Meanwhile, the client load of therapists has also been on the rise.

“I’m seeing more clients than I ever have in my practice and many other clinicians are saying the same,” said Cynthia Langtiw, a practicing therapist and a professor at The Chicago School of Professional Psychology. She is also a clinical supervisor with the Marjorie Kovler Center for Survivors of Torture. 

“I think it speaks to this time and the layers of difficulty telling us that it’s OK to reach out, that we have permission to reach out for support, but that the therapists, the people who are seeing all of these folks, are taxed by the amount of work that we end up doing,” Langtiw said. 

Dominique Barnes-Walker, a therapist who works primarily with couples and families at Chicago Counseling Services on the South Side, has also seen an increase in demand for her services.

(WTTW News)(WTTW News)

“We are in a pandemic, people are in their homes with their families more, so issues and conflict are arising,” Barnes-Walker said. “I’ve definitely seen an influx of people looking for couple and family therapists.”

Chicago Counseling Services has a long waitlist, even though they hired new therapists during the pandemic, Barnes-Walker said.  

Even with an increased patient load, therapists aren’t always able to keep up with the demand. 

“One of the big gaps that we’re seeing is that Spanish-speaking families and adults are waiting twice as long as their English-speaking peers,” said Diana Castañeda, director of Youth and Crisis Services at Community Counseling Centers of Chicago, where she oversees clinical teams on the West and Northwest sides of Chicago for adults and children. “We’re trying our best, but there’s always been more demand than what we’re able to give, and the pandemic has only made that situation worse.”

The move to virtual sessions last March was “quick and steep,” Langtiw said. “Zoom fatigue” is a reality for both mental health professionals and their clients.

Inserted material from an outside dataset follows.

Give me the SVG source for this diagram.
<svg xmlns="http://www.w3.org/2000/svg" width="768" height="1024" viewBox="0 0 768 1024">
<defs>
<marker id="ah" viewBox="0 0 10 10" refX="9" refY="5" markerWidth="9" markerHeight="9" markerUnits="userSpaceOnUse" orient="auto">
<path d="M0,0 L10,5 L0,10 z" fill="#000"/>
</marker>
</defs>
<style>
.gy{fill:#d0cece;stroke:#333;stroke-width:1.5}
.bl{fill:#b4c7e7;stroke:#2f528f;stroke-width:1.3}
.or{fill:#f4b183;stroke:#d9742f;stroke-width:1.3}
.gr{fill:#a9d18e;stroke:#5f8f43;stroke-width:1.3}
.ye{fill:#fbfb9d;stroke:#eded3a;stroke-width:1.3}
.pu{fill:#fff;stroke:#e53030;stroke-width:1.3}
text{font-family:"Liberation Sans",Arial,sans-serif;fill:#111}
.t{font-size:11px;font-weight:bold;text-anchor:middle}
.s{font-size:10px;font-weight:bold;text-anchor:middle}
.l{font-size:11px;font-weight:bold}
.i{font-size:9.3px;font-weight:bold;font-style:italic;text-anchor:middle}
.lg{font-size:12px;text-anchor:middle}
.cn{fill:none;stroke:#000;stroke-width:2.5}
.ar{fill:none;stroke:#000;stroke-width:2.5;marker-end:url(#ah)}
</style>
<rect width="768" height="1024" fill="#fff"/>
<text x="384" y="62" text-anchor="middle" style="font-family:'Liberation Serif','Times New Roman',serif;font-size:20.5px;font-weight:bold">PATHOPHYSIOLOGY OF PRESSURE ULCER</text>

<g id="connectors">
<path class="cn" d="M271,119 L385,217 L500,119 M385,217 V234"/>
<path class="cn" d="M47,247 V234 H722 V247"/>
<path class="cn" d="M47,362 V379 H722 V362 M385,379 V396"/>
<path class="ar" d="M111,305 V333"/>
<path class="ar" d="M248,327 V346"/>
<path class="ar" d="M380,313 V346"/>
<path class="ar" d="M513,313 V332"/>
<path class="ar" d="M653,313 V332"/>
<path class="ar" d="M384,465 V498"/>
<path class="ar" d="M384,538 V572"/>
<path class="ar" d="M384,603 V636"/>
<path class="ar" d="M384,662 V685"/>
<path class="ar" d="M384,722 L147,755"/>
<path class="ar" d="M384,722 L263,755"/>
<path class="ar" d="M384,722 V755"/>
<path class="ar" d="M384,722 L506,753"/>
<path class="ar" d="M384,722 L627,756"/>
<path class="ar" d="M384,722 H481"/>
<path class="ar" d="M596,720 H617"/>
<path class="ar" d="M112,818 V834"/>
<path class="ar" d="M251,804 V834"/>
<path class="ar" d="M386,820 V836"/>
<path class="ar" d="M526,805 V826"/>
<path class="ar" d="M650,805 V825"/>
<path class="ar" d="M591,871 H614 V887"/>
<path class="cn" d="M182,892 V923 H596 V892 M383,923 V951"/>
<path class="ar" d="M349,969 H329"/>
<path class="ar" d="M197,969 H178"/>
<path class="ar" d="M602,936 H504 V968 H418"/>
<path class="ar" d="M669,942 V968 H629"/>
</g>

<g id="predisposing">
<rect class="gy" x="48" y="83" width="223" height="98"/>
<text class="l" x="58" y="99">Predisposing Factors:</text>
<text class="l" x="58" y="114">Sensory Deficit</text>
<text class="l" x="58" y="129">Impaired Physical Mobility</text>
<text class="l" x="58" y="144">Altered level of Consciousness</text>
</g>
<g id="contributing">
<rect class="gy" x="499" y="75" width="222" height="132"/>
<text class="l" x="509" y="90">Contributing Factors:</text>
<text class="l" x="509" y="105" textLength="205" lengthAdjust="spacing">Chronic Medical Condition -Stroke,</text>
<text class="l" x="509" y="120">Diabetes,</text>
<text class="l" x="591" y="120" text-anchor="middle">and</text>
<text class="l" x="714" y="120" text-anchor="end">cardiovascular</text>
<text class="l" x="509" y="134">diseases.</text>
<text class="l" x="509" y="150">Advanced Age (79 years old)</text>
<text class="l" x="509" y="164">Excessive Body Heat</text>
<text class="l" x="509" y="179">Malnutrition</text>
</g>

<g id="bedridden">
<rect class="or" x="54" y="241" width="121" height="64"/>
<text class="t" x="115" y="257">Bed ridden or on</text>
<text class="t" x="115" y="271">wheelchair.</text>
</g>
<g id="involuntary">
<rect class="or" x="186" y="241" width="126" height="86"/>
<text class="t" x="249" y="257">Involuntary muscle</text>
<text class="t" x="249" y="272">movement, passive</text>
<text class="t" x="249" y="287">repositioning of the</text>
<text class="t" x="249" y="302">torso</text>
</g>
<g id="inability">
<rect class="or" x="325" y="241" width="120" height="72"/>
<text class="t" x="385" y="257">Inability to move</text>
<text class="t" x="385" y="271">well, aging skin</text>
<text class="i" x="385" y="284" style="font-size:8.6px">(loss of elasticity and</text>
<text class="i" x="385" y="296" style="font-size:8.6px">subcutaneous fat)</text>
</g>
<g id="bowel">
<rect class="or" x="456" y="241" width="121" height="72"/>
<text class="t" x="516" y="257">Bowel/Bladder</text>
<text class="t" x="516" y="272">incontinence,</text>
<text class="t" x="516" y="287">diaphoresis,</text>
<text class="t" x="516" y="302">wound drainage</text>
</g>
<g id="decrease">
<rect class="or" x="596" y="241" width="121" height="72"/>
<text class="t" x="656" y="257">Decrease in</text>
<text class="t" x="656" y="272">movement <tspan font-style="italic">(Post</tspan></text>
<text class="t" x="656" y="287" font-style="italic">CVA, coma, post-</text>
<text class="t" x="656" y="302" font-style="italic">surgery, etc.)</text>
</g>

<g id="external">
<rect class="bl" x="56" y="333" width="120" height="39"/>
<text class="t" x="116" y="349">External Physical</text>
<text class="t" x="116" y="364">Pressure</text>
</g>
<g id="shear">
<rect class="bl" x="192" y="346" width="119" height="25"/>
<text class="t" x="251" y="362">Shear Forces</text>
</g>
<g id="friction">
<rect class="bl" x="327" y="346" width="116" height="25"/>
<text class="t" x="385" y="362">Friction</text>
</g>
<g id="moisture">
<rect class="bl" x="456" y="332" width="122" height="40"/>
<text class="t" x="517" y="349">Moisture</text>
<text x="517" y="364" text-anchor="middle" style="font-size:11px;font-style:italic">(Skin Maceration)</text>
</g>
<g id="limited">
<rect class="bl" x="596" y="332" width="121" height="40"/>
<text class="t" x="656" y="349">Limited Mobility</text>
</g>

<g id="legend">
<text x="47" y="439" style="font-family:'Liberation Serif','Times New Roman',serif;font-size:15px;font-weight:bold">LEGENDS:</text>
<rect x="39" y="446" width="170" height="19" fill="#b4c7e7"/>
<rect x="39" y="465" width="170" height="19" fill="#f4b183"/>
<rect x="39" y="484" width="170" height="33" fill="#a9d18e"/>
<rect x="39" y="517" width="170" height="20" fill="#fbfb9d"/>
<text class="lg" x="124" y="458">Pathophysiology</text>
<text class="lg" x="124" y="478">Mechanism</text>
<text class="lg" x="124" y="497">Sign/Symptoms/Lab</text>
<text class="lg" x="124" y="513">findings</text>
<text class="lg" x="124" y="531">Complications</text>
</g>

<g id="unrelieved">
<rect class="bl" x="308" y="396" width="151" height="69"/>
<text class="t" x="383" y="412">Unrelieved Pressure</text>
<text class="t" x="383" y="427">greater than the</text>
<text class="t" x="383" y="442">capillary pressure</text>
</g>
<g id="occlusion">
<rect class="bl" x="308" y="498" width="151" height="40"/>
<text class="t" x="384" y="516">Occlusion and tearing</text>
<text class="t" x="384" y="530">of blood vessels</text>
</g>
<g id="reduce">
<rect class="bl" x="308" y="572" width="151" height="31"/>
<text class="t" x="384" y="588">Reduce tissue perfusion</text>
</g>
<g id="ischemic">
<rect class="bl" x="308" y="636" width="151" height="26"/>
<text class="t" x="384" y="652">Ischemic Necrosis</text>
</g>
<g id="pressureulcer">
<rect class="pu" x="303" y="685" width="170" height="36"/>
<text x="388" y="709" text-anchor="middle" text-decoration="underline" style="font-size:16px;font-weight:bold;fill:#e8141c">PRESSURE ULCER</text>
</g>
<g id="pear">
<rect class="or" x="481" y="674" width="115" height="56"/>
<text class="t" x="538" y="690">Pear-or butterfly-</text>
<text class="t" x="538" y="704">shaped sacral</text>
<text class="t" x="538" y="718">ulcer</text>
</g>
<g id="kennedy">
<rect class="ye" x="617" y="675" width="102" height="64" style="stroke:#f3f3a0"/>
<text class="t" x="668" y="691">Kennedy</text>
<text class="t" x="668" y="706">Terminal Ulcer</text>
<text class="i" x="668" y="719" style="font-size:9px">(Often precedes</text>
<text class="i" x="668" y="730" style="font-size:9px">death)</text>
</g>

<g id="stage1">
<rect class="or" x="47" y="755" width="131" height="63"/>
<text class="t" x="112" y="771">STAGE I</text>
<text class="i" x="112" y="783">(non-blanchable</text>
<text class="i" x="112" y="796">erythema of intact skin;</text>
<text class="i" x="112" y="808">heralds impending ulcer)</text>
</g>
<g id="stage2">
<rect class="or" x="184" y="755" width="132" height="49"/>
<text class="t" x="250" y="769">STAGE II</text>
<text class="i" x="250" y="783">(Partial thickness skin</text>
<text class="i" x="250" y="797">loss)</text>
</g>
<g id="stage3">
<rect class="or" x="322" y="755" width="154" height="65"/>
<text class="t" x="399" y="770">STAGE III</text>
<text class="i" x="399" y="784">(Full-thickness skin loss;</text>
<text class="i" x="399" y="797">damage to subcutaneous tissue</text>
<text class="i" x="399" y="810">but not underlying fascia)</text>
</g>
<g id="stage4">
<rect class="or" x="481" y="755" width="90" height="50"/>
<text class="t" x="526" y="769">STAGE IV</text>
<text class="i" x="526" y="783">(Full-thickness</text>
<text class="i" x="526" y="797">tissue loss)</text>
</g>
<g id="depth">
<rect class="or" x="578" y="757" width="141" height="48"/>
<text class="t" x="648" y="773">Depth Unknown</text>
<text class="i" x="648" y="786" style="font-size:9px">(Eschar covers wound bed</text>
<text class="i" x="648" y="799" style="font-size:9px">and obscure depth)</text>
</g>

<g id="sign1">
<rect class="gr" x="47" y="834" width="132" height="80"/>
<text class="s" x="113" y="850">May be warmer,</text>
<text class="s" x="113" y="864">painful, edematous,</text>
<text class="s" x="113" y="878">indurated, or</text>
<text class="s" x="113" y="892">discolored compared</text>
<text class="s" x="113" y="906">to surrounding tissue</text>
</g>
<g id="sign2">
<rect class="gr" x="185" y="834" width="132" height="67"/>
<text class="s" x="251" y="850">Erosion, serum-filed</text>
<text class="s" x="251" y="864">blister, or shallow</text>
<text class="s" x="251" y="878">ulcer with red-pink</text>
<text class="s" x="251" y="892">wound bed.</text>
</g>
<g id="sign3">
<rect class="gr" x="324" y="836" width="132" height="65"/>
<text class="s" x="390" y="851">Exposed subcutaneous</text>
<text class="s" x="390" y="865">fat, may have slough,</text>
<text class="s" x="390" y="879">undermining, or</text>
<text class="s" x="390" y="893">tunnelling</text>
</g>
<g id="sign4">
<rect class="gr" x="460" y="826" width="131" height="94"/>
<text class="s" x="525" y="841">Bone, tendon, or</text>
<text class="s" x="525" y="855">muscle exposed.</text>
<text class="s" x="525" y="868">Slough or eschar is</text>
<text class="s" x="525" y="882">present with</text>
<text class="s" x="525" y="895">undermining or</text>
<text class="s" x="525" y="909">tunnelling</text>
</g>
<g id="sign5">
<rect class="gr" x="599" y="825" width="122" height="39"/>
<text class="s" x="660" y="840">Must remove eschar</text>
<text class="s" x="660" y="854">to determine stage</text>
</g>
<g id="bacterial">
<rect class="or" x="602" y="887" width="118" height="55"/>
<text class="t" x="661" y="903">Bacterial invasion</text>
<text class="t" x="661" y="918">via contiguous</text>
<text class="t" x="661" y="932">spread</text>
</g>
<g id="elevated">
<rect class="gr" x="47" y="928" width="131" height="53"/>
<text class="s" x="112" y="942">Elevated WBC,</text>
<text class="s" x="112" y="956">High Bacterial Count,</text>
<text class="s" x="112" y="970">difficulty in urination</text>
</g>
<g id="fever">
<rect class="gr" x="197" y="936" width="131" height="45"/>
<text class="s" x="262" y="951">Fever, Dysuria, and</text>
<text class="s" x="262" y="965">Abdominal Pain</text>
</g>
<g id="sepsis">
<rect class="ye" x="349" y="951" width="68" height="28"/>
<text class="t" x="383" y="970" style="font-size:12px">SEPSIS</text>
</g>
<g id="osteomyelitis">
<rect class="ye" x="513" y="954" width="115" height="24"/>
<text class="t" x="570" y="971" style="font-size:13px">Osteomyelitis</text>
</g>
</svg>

“Where we used to be able to do a lot of sessions back to back, we aren’t able to do that anymore,” Barnes-Walker said. “We need a little bit more of a break in between sessions because being on screen is exhausting.”

However, virtual sessions have made therapy more accessible. Langtiw said she is seeing some clients more often during the pandemic because they don’t have to build in the commute time. 

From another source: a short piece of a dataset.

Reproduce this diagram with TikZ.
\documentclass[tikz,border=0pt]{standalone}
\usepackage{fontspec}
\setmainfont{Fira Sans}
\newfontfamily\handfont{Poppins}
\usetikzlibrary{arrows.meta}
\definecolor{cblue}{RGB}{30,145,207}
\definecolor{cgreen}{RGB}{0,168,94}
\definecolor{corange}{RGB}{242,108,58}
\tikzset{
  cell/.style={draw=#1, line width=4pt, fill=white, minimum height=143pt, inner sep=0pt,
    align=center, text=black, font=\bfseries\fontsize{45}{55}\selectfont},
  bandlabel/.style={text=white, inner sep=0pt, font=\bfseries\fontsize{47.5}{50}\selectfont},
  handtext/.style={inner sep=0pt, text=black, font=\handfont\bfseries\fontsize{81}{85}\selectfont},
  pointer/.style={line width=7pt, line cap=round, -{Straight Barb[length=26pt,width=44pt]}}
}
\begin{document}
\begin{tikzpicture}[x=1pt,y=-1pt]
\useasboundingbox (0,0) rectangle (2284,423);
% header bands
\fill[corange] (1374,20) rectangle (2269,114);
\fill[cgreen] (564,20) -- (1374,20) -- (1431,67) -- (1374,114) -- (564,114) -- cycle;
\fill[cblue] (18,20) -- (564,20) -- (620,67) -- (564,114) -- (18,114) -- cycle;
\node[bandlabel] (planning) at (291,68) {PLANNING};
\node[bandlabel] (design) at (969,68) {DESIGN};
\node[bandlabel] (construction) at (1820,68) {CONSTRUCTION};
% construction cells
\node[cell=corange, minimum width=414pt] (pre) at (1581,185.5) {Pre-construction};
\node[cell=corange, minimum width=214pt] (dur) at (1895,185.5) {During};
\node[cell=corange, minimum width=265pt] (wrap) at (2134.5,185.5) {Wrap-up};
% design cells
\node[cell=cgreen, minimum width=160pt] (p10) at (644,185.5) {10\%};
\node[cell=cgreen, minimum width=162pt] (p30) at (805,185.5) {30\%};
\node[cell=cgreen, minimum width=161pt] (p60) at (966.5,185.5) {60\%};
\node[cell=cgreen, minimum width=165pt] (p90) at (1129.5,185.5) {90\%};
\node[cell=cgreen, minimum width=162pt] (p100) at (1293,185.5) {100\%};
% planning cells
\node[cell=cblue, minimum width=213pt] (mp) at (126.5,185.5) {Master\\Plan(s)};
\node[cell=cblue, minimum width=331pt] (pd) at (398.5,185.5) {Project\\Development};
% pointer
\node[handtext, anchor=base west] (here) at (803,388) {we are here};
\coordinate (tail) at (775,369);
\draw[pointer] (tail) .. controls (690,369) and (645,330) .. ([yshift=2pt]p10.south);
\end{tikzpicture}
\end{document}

The killing of George Floyd in May and the reckoning with racial injustice that followed provided another challenge to therapists, particularly Black mental health professionals. 

“Physically emotionally, spiritually and socially, I had to do so much more work because as a Black woman, as a Black mother, I was watching such difficulty unfold before us, and I really had to rally my own resources and acknowledge that I too was experiencing so much of the pain that my clients were bringing to the table. I had to work through that before I could actually help my clients work through that,” Langtiw said.

The American Psychological Association poll also found that 41% of psychologists reported feeling burned-out. Castañeda said her team hasn’t been experiencing burnout as much as they have been working through vicarious trauma.

“So much of the work that we do is trauma based, more of what we talk about is vicarious trauma and the ways in which we are coping with everything that is going on in the same way our clients are,” Castañeda said. “What I will say is unequivocally, I am seeing an uptick in vicarious trauma among my staff.”

Many therapists see therapists themselves. Throughout the pandemic, some of Castañeda’s therapists have returned to therapy, while others rely on support from their team.

“It’s very important that we make space to talk about it and talk about how we’re not OK, and not dictate any one way of reacting to it, but know that any resources that they need that’s on our part to give we will give, including going to their own therapy,” Castañeda said.

“We can’t offer anyone resources that we don’t have ourselves,” Langtiw said.